Un autre pôle essentiel du travail du Département est le soutien à nos compatriotes vivant à l’étranger. Pour l’Église russe, le terme « compatriotes » ne recouvre pas seulement les ressortissants russes, mais des représentants de tous les peuples dont notre Église a la responsabilité pastorale, ukrainien, biélorusse, moldave et autres. Nos compatriotes vivant à l’étranger ont besoin de maintenir un lien permanent avec leur patrie, de conserver leur identité culturelle et nationale et leur langue, de développer la communauté diasporale, ainsi que de s’intégrer à leur pays d’adoption. La tâche de l’Église russe est de soutenir nos compatriotes avec les ressources dont elle dispose.
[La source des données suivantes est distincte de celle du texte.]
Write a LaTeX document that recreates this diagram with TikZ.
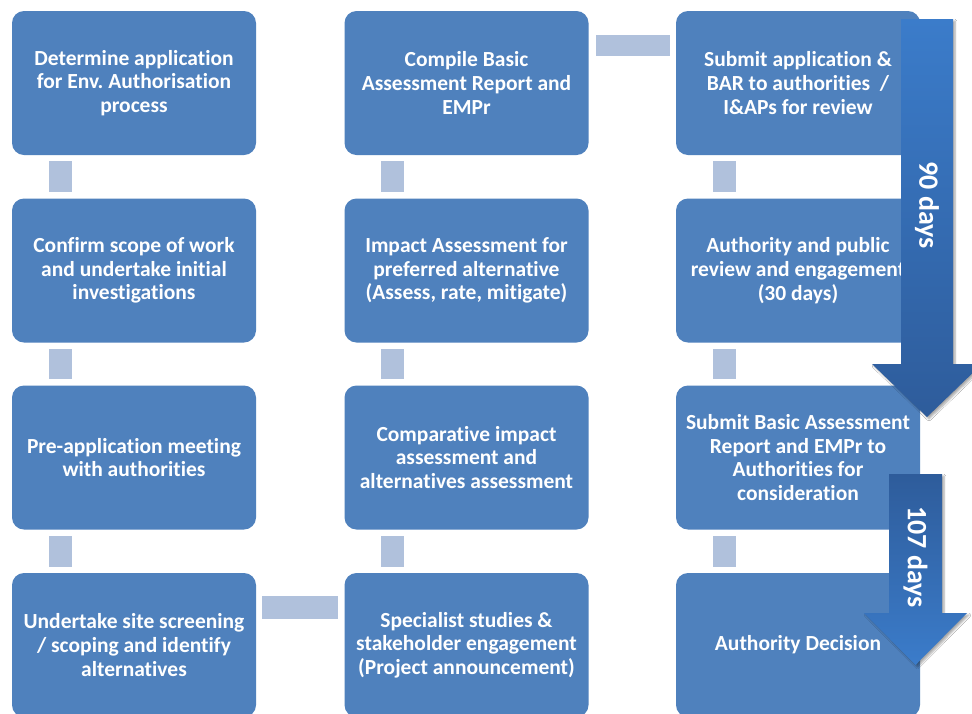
\documentclass[tikz,border=0pt]{standalone}
\usepackage{fontspec}
\setmainfont{Carlito}[Ligatures={NoCommon}]
\frenchspacing
\usetikzlibrary{shadows.blur}
\definecolor{boxblue}{HTML}{4F81BD}
\definecolor{connfill}{HTML}{B0C1DC}
\definecolor{arrlight}{HTML}{3B7CCA}
\definecolor{arrdark}{HTML}{2E5C9B}
\tikzset{
  stepbox/.style={rectangle, rounded corners=12pt, fill=boxblue, minimum width=244pt,
    minimum height=144pt, inner sep=0pt, align=center, text=white,
    font=\bfseries\fontsize{21.5}{23.7}\selectfont},
  conn/.style={fill=connfill},
  bigarrow/.style={blur shadow={shadow xshift=2pt, shadow yshift=-2pt, shadow blur steps=6, shadow opacity=35}},
  daylabel/.style={text=white, rotate=-90, inner sep=0pt, font=\bfseries\fontsize{28}{30}\selectfont}
}
\begin{document}
\begin{tikzpicture}[x=1pt,y=-1pt]
\useasboundingbox (0,0) rectangle (972,713);
\fill[white] (0,0) rectangle (972,713);
% column 1
\node[stepbox] (c1r1) at (134,83) {Determine application\\for Env. Authorisation\\process};
\node[stepbox] (c1r2) at (134,270.5) {Confirm scope of work\\and undertake initial\\investigations};
\node[stepbox] (c1r3) at (134,457.5) {Pre-application meeting\\with authorities};
\node[stepbox] (c1r4) at (134,645) {Undertake site screening\\/ scoping and identify\\alternatives};
% column 2
\node[stepbox] (c2r1) at (466.5,83) {Compile Basic\\Assessment Report and\\EMPr};
\node[stepbox] (c2r2) at (466.5,270.5) {Impact Assessment for\\preferred alternative\\(Assess, rate, mitigate)};
\node[stepbox] (c2r3) at (466.5,457.5) {Comparative impact\\assessment and\\alternatives assessment};
\node[stepbox] (c2r4) at (466.5,645) {Specialist studies \&\\stakeholder engagement\\(Project announcement)};
% column 3
\node[stepbox] (c3r1) at (798,83) {Submit application \&\\BAR to authorities\ \ /\\I\&APs for review};
\node[stepbox] (c3r2) at (798,270.5) {Authority and public\\review and engagement\\(30 days)};
\node[stepbox] (c3r3) at (798,457.5) {Submit Basic Assessment\\Report and EMPr to\\Authorities for\\consideration};
\node[stepbox] (c3r4) at (798,645) {Authority Decision};
% vertical connectors
\foreach \a/\b in {c1r1/c1r2,c1r2/c1r3,c1r3/c1r4,c2r1/c2r2,c2r2/c2r3,c2r3/c2r4,c3r1/c3r2,c3r2/c3r3,c3r3/c3r4}{
  \fill[conn] ([xshift=37pt,yshift=-6pt]\a.south west) rectangle ([xshift=60pt,yshift=6pt]\b.north west);
}
% horizontal connectors
\fill[conn] ([xshift=6pt,yshift=-23pt]c1r4.north east) rectangle ([xshift=-6pt,yshift=-46pt]c2r4.north west);
\fill[conn] ([xshift=7pt,yshift=-24pt]c2r1.north east) rectangle ([xshift=-6pt,yshift=-45pt]c3r1.north west);
% arrow 90 days
\path[bigarrow, top color=arrlight, bottom color=arrdark, shading angle=0]
  (901,19) -- (953,19) -- (953,364) -- (982,364) -- (927,417) -- (872,364) -- (901,364) -- cycle;
\node[daylabel] (d90) at (927,205) {90 days};
% arrow 107 days
\path[bigarrow, top color=arrdark, bottom color=arrlight]
  (889,474) -- (942,474) -- (942,613) -- (967,613) -- (915.5,665) -- (864,613) -- (889,613) -- cycle;
\node[daylabel] (d107) at (915.5,557) {107 days};
\end{tikzpicture}
\end{document}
Un soin particulier est apporté au dialogue interreligieux. Bien des défis de la modernité, relatifs au processus de la globalisation, à la montée de l’extrémisme et du terrorisme, à l’écologie exigent une réponse commune des peuples, à laquelle nous parviendrons entre autres par la collaboration des religions traditionnelles. Avec les leaders des communautés religieuses traditionnelles, nous témoignons de l’importance des dimensions spirituelle et morale dans la vie sociale, de la nécessité de la coexistence pacifique des peuples, de la nécessité de préserver la nature.
L’Église orthodoxe russe entretient un dialogue aussi bien bilatéral que multilatéral, y compris sur le forum d’organisations internationales. Elle attire spécialement l’attention de la communauté mondiale sur l’absolutisation de la liberté humaine, la diffamation de la religion, la conservation des lieux de vénération religieuse.
L’Église orthodoxe russe est activement impliquée dans les processus de paix, en premier lieu sur le territoire des républiques de l’ex-URSS, dont la plupart font partie de notre territoire canonique. Ses efforts s’expriment aussi bien par l’organisation d’une aide humanitaire là où le besoin s’en fait sentir, que par des médiations à l’échelle internationale et un net positionnement civil contre le terrorisme, l’extrémisme et les agressions militaires.
L’école doctorale
L’Église orthodoxe russe attache une grande importance à la préparation de ses cadres scientifiques, administratifs et diplomatiques. En septembre 2009, l’école doctorale Saints-Cyrille-et-Méthode de l’Église orthodoxe russe a ouvert ses portes. Elle propose différents programmes : doctorat, candidat, maîtrise, formation permanente. Je suis le recteur de ce jeune établissement d’enseignement théologique. Dans le cadre de l’École doctorale existe également une Chaire des relations extérieures, qui prépare les futurs cadres de notre Département. Elle est une sorte de centre scientifico-analytique en développement, travaillant à l’interprétation des thèmes actuels de notre politique extérieure.
Dans toutes les chaires de l’École doctorale, nous avons fait de l’assimilation des langues étrangères un objectif essentiel. On y enseigne entre autres le français.